Saturday, January 23, 2010

The Story Of Corporate Personhood

The arrival of corporate (juridical) personhood was not signaled in the actual court opinion, but the decision of the U.S. Supreme Court in Santa Clara County v Southern Pacific Railroad Company in 1886 made manifest the Court's unanimous assumption that corporations were protected under the 14th Amendment, in particular the clause that gave full rights to human slaves.

The county sought to be reimbursed for years of unpaid taxes, and was upheld in its quest by both local and state supreme courts. The Railroad appealed these losses to the U.S. Supreme Court, using a law that had been passed to enable freed slaves to get around the injustices of Southern courts. But even before the Court ruled, it agreed that it would not be looking at whether the Equal Protection clause applied to the Railroad, simply because it was understood amongst all the justices that the 14th Amendment did apply to corporations. Thus, although the decision did not specifically lay out the precedence for corporate personhood, the concept was inherent in the reasoning underlying it, and was cited by later Justices when referencing the concept. Here is Hugo Black in 1938:
"Four years later, in 1886, this Court in the case of Santa Clara County v. Southern Pacific Railroad, 118 U.S. 394 , 6 S.Ct. 1132, decided for the first time that the word 'person' in the amendment did in some instances include corporations. A secret purpose on the part of the members of the committee, even if such be the fact, however, would not be sufficient to justify any such construction. The history of the amendment proves that the people were told that its purpose was to protect weak and helpless human beings and were not told that it was intended to remove corporations in any fashion from the control of state governments. The Fourteenth Amendment followed the freedom of a race from slavery. Jusice Swayne said in the Slaughter Houses Cases, supra, that: 'By 'any person' was meant all persons within the jurisdiction of the State. No distinction is intimated on account of race or color.' Corporations have neither race nor color. He knew the amendment was intended to protect the life, liberty, and property of human beings."
Now Glenn Greenwald is fielding comments that confuse what is Constitutional with what is ideologically acceptable, and in the course of it, has pointed out that the "liberal" dissenting justices do not quarrel with the concept of corporate personhood, and their dissent is not based on any rejection of it. He warns his commenters:
"Those same name-calling accusations were made frequently by commenters last night about those who think the First Amendment actually means what it says and can't be violated in the name of good results ("your absolutism and legalistic purity ignores the real-world problem of corporate influence"). The "rule of law," however, means that if the Constitution or other laws bar X, then X is not allowed regardless of how many good outcomes can be achieved by X. That was true for the "crisis" of Terrorism, and it's just as true for the crisis of corporate influence over our political process. Whatever solutions are to be found for either problem, they cannot be ones that the Constitution explicitly prohibits. That's what "the rule of law" means."
marshallThe problem with this line of thinking is that it assumes that the Constitution protects corporations based on their personhood. Greenwald himself seems to indicate this concept could be debatable ("But what isn't reasonable is to pretend that the 4 dissenting judges endorsed the idea that corporations have no First Amendment rights or that money restrictions don't burden free speech rights. All 9 justices rejected those views. Again, that doesn't mean those views are wrong...") but his remarks above also seem to buy into the view that it isn't.

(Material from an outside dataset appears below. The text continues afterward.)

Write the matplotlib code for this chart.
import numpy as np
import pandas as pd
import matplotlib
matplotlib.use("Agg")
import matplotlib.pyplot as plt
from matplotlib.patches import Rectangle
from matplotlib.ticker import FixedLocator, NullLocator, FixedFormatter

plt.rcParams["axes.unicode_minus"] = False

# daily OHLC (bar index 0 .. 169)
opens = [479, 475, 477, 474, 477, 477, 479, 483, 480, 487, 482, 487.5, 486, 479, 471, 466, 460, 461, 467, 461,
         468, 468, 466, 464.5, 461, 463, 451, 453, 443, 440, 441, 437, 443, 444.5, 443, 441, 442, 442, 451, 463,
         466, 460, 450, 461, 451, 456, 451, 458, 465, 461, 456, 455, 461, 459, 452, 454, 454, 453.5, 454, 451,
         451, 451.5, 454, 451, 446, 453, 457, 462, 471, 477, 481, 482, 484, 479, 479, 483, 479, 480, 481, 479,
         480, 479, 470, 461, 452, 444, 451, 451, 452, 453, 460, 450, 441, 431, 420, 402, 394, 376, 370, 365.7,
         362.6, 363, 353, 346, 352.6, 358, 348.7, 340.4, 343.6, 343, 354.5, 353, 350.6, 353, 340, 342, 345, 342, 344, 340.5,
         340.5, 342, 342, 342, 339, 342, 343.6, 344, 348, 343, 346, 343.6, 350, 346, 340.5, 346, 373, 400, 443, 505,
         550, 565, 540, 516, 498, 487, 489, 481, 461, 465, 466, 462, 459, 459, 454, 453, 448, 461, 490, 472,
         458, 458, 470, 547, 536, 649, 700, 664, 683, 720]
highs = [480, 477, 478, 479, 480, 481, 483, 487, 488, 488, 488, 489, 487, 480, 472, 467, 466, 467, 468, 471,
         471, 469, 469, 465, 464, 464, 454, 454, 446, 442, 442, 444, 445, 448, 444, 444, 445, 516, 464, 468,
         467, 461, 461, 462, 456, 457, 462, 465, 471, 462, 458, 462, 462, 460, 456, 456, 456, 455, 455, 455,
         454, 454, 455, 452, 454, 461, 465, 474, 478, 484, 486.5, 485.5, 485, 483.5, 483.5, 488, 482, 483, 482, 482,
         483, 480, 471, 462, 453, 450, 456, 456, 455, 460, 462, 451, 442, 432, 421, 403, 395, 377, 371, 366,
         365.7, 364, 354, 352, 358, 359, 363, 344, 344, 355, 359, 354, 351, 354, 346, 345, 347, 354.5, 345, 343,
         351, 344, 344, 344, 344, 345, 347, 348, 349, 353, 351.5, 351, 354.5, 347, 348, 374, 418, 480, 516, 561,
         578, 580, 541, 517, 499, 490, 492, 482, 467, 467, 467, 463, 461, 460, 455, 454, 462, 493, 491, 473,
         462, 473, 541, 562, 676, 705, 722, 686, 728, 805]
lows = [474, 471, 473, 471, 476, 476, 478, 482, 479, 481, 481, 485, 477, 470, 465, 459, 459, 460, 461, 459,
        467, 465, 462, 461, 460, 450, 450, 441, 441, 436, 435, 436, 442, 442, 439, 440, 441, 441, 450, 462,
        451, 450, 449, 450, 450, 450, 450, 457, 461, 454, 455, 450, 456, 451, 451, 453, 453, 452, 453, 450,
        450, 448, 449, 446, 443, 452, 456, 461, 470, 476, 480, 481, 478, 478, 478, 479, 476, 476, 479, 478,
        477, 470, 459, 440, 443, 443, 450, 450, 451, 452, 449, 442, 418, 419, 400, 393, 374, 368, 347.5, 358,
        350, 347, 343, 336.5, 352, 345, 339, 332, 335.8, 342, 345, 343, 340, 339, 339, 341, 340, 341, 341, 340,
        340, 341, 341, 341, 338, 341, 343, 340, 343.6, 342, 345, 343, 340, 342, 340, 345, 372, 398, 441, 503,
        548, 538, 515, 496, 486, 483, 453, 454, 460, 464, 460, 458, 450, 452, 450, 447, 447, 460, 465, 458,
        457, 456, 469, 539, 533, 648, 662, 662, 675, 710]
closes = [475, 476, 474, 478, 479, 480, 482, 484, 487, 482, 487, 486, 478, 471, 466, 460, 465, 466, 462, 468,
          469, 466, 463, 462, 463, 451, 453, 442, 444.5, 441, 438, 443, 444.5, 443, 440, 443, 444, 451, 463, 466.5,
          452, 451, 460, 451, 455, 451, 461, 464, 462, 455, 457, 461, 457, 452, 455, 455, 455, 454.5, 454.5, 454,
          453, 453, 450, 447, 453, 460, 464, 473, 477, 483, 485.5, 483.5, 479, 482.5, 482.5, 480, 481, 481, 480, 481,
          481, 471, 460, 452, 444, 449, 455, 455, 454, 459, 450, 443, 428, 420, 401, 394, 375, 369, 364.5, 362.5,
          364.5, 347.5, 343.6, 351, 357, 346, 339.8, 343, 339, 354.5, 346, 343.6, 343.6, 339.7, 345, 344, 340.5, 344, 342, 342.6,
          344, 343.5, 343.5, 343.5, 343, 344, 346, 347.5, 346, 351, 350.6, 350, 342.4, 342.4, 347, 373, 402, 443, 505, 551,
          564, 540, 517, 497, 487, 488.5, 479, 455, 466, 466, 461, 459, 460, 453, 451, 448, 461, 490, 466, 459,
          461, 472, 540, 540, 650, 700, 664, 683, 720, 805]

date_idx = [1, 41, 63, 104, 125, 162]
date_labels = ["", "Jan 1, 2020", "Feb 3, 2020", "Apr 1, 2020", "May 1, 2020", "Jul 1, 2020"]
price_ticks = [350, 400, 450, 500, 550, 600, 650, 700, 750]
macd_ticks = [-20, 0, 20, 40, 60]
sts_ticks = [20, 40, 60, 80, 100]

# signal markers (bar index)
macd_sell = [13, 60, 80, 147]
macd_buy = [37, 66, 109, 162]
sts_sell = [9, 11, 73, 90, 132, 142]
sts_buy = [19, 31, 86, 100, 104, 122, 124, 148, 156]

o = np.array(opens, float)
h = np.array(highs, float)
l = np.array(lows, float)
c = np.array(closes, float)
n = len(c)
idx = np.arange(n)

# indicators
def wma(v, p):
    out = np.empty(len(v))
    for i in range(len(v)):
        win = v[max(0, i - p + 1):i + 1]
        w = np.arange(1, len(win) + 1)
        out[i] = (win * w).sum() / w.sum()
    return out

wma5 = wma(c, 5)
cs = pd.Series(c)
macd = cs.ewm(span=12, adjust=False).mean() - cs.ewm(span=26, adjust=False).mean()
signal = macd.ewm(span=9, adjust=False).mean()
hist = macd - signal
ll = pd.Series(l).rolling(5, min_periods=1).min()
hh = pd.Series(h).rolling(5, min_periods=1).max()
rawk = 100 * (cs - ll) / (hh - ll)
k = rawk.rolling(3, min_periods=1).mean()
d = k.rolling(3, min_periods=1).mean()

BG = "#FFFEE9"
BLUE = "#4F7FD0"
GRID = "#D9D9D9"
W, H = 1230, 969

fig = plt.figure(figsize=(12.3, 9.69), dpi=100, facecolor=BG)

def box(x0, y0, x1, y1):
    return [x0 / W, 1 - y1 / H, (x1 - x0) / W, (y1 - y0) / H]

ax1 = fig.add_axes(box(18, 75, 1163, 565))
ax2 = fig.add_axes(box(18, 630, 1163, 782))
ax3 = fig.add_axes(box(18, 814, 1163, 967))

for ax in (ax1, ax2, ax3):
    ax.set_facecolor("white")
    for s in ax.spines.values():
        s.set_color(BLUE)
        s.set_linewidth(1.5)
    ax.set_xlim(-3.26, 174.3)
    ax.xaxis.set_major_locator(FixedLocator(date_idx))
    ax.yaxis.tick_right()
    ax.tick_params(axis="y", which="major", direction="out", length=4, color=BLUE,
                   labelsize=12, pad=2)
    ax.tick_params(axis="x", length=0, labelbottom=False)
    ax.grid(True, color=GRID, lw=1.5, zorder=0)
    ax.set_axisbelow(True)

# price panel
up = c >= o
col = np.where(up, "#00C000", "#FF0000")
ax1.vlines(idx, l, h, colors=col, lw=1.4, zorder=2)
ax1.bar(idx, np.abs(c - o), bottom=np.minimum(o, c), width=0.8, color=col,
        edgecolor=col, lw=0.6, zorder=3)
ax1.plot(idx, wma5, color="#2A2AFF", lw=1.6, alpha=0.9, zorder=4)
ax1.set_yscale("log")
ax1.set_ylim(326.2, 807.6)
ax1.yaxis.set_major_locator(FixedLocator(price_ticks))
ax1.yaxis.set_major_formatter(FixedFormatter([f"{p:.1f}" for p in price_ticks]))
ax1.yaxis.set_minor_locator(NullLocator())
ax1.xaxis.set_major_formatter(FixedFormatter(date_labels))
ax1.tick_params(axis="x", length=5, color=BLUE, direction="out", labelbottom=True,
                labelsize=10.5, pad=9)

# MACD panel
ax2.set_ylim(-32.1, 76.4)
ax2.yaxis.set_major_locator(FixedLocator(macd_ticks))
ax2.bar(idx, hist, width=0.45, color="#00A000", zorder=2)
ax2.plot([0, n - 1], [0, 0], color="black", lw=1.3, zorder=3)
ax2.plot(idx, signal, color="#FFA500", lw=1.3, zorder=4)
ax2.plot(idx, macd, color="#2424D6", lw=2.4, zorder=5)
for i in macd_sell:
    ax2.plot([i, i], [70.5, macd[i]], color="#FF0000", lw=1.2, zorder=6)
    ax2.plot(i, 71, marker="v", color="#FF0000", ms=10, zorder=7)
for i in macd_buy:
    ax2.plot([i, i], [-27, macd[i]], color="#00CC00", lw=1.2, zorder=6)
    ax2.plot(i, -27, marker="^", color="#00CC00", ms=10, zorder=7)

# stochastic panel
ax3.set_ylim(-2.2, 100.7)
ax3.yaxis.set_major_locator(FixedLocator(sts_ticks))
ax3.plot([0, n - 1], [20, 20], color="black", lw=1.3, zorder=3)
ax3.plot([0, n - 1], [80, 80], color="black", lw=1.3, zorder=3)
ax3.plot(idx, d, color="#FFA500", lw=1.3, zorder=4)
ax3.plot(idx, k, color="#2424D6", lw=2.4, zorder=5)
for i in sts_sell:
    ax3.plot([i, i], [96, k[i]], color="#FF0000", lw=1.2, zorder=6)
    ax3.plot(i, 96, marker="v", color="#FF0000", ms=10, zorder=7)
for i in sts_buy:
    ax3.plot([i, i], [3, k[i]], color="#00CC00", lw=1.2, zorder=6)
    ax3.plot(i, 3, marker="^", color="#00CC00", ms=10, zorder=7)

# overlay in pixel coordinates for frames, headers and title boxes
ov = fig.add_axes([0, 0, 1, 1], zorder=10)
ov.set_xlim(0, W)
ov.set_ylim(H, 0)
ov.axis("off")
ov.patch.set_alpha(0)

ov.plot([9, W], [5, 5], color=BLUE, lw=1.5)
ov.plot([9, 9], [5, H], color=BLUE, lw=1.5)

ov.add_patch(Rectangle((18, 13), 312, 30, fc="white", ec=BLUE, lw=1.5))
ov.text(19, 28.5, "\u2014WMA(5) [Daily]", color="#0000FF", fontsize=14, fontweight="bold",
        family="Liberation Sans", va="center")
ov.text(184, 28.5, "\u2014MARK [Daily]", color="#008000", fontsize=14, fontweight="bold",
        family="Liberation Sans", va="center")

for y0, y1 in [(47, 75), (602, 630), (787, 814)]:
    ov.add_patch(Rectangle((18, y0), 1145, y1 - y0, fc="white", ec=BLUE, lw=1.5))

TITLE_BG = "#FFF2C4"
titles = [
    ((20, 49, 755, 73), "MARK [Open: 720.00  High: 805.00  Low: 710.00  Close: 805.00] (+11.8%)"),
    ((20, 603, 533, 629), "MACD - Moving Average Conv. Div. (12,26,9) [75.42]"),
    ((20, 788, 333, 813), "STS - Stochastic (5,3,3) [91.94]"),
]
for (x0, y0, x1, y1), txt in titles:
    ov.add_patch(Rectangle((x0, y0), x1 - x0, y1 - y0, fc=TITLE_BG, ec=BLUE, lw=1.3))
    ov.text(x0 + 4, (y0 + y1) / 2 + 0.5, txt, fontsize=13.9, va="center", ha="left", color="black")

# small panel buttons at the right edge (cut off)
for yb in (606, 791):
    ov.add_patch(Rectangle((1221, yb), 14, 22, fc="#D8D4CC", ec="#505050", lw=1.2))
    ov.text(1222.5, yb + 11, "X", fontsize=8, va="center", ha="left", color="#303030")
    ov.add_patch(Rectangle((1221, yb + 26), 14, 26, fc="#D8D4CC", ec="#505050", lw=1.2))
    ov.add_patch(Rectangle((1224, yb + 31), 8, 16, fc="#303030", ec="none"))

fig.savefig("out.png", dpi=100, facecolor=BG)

Brown v Board of Education proved that prior interpretations--precedents!--once ruled Constitutional could be reversed, and it wasn't the only decision to do so. This Court is the same body, after all, that looked blandly upon slavery in its heyday and pronounced it constitutional. If we know anything about this third branch of our government, it's that it is as malleable to changing mores as the other two, and nothing that comes out of its machinery is infallible. Let's hope this ugly perversion of what was clearly meant to be a human right is someday made right.

1 comment:

Tom Degan said...

Are corporations really persons?

Do corporations think?

Do corporations grieve when a loved one dies as a result of a lack of adequate health care?

If a corporation ever committed an unspeakable crime against the American people, could IT be sent to federal prison? (Note the operative word here: "It")

Has a corporation ever given its life for its country?

Has a corporation ever been killed in an accident as the result of a design flaw in the automobile it was driving?

Has a corporation ever written a novel that inspired millions?

Has a corporation ever risked its life by climbing a ladder to save a child from a burning house?

Has a corporation ever won an Oscar? Or an Emmy? Or the Nobel Peace Prize? Or the Pulitzer Prize in Biography?

Has a corporation ever been shot and killed by someone who was using an illegal and unregistered gun?

Has a corporation ever paused to reflect upon the simple beauty of an autumn sunset or a brilliant winter moon rising on the horizon?

If a tree falls in the forest, does it make a noise if there are no corporations there to hear it?

Should corporations kiss on the first date?

Our lives - yours and mine - have more worth than any goddamned corporation. To say that the Supreme Court made a awful decision on Thursday is an understatement. Not only is it an obscene ruling - it's an insult to our humanity.